Consumer Reports: Ways to make meat last during shortage
One of the joys of summer is grilling on the patio or in the backyard. But if your supermarket meat case is looking a little bare or you just can’t find the specific cut you want, you may have to rethink your menu.
Think about the situation as an opportunity to develop a healthy habit: eating less meat. That can lead to a healthy and more sustainable diet. Those that focus on fruits and vegetables and a variety of plant-protein sources are consistently linked to better health.
Love a juicy grilled burger? Make a smaller amount of ground beef go further—and make a healthier burger—by adding chopped mushrooms.
Mushrooms can be an almost magical secret ingredient, adding moisture, bulk, and flavor when you sub them in for half the meat called for in burgers, meatloaf, or meatballs.
Grill up a smaller portion of meat, and then add veggies, beans, and grains to your plate. That allows meat to play a supporting role instead of being the main course. Meat should take up just one-quarter of your plate.
Consider a whole chicken: Instead of your family eating the whole thing at one sitting, divide it up and use some for grilled chicken that accents a salad or grain-based dish that includes legumes. Save leftover chicken for a stir-fry or enchiladas another day.
Or skip the meat altogether and give tofu a try. If you’re grilling shish kebab, you can use an extra firm tofu in place of meat.
And if you’re feeling adventurous, you can take some of those black beans and quinoa you may have stored in your cupboard and make your own veggie burgers to grill.
This recipe has two variations, black bean and corn, and carrot and parsley. You can make a big batch to freeze, so you have them at hand for a quick meal. Wrap the uncooked burgers individually, and once they’re frozen, put them in a plastic zip bag. Don’t thaw before cooking.
1. Make the Base
Heat 1 teaspoon olive oil in a nonstick skillet over medium heat. Sauté ¼ cup each finely chopped onion and red pepper and 1 clove minced garlic until soft, 4 to 5 minutes. Place in a large bowl and add 1¼ cup cooked quinoa, ½ cup panko bread crumbs, 1 egg, ½ cup grated sharp cheddar or Monterey Jack cheese, and ⅛ teaspoon each salt and black pepper.
2. Choose Your Style
For black bean and corn: Add ½ cup black beans, ½ cup corn, ¼ cup chopped cilantro, and ½ teaspoon chili powder.

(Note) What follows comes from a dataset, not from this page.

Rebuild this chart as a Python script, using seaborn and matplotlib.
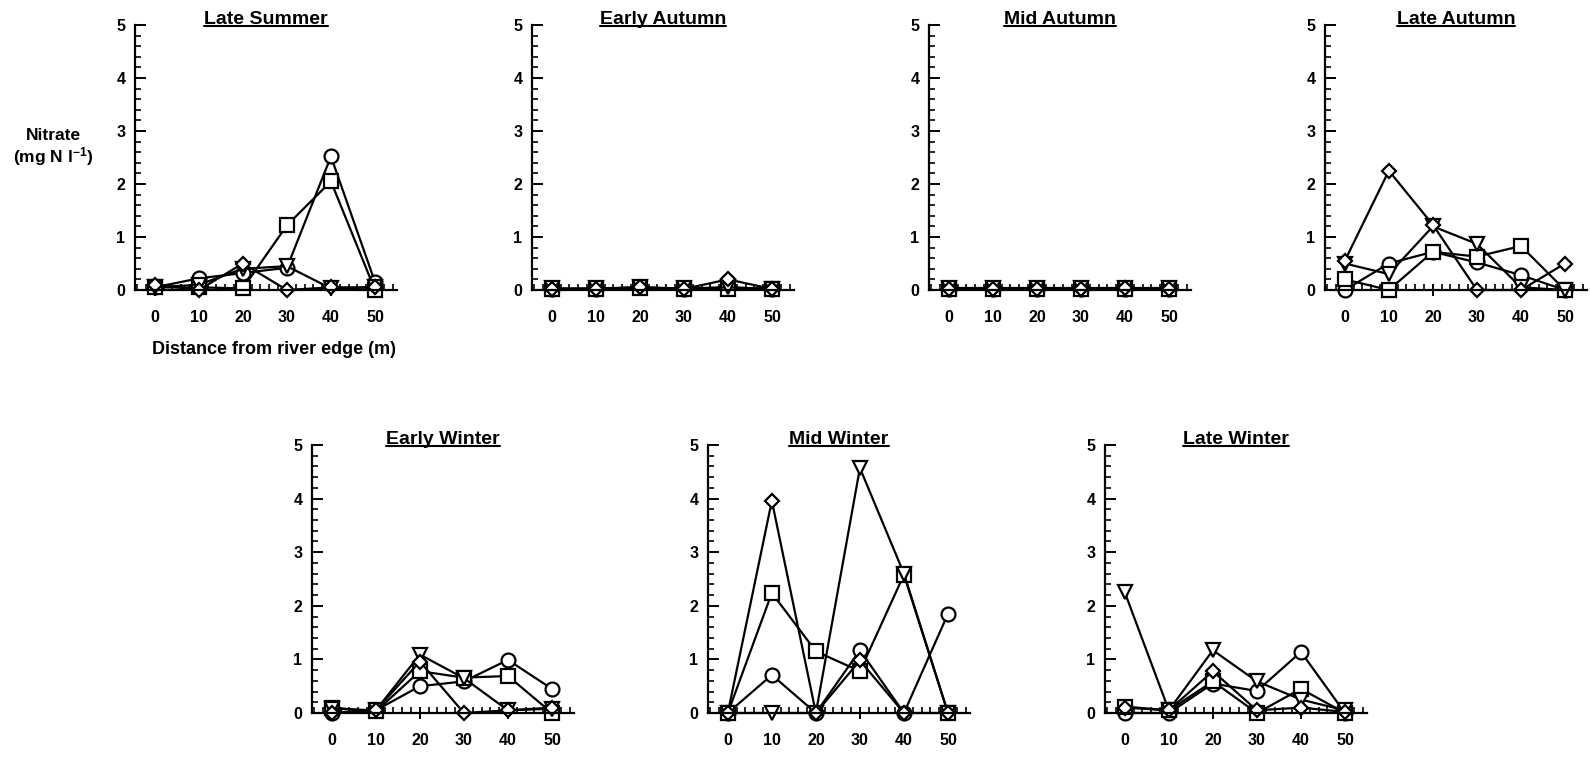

For carrot and parsley: Add 1 cup grated carrot, 1 tablespoon tahini, 2 teaspoons fresh lemon juice, ½ teaspoon cumin, and ¼ cup chopped parsley.
3. Chill and Cook
With wet hands, gently form six patties. Refrigerate, uncovered, until firm, at least 30 minutes or up to 4 hours. Heat 1 tablespoon olive oil in a nonstick skillet over medium heat or on a grill. Cook until browned on one side, about 5 minutes. Flip and cook about 5 minutes more.
4. Top and Serve
Top black bean burgers with salsa and avocado. Top carrot burgers with tzatziki.
Nutrition Information Per Burger
Carrot: 170 calories, 9 g fat, 3 g saturated fat, 17 g carbs, 3 g fiber, 2 g sugars, 6 g protein, 150 mg sodium.
Black bean: 180 calories, 8 g fat, 3 g saturated fat, 20 g carbs, 3 g fiber, 1 g sugars, 7 g protein, 210 mg sodium.